Your objective:
Using the listing below, report all lines holding the word "this".

Data rows:
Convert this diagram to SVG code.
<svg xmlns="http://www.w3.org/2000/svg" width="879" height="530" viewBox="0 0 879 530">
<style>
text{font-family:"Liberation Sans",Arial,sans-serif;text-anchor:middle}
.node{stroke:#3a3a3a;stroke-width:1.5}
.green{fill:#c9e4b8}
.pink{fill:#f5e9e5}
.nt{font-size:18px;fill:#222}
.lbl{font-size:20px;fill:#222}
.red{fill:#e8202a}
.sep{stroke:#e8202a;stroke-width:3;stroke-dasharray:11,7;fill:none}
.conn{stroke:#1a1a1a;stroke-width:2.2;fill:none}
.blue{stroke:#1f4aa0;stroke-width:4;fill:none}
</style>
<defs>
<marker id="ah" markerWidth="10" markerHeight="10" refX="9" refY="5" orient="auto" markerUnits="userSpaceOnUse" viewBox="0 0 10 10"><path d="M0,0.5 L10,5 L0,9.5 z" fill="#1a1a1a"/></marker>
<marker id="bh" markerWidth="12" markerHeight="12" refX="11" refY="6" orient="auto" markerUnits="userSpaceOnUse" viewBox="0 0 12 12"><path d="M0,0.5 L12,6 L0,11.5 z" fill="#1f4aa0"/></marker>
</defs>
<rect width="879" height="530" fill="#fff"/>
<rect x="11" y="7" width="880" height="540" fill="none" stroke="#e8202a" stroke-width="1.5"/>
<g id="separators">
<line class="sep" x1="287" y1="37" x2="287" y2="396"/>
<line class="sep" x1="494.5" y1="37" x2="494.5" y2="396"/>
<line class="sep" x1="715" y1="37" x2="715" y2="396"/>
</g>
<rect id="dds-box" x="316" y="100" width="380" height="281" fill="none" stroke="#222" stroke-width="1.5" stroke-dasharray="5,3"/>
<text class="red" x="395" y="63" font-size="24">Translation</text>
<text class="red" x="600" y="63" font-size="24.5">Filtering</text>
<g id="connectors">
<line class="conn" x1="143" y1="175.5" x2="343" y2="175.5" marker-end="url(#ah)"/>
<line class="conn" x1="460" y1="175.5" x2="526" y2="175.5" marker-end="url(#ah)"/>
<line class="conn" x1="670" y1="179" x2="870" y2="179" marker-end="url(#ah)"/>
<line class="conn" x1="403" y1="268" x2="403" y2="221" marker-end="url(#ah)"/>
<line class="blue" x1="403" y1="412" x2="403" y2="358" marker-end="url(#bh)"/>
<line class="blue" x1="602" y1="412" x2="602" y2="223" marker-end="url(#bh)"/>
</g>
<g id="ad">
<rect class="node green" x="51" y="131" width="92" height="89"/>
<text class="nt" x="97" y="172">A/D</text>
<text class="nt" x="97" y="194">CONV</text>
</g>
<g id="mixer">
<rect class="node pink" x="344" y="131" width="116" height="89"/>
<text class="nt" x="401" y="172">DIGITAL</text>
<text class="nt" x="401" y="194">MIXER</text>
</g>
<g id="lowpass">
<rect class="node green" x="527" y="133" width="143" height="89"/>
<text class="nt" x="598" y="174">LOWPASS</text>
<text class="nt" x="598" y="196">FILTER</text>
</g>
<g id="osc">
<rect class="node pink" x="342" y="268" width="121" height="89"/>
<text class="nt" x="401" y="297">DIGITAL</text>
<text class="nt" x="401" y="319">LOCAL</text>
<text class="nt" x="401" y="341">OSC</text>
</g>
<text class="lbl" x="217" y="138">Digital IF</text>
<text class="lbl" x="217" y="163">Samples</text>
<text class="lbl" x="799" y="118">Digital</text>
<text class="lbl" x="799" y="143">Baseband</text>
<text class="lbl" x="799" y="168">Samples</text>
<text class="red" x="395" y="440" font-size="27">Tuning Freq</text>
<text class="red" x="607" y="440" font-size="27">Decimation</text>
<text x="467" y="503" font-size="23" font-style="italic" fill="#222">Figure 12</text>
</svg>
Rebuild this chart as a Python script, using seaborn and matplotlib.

Exercise response:
Convert this diagram to SVG code.
Rebuild this chart as a Python script, using seaborn and matplotlib.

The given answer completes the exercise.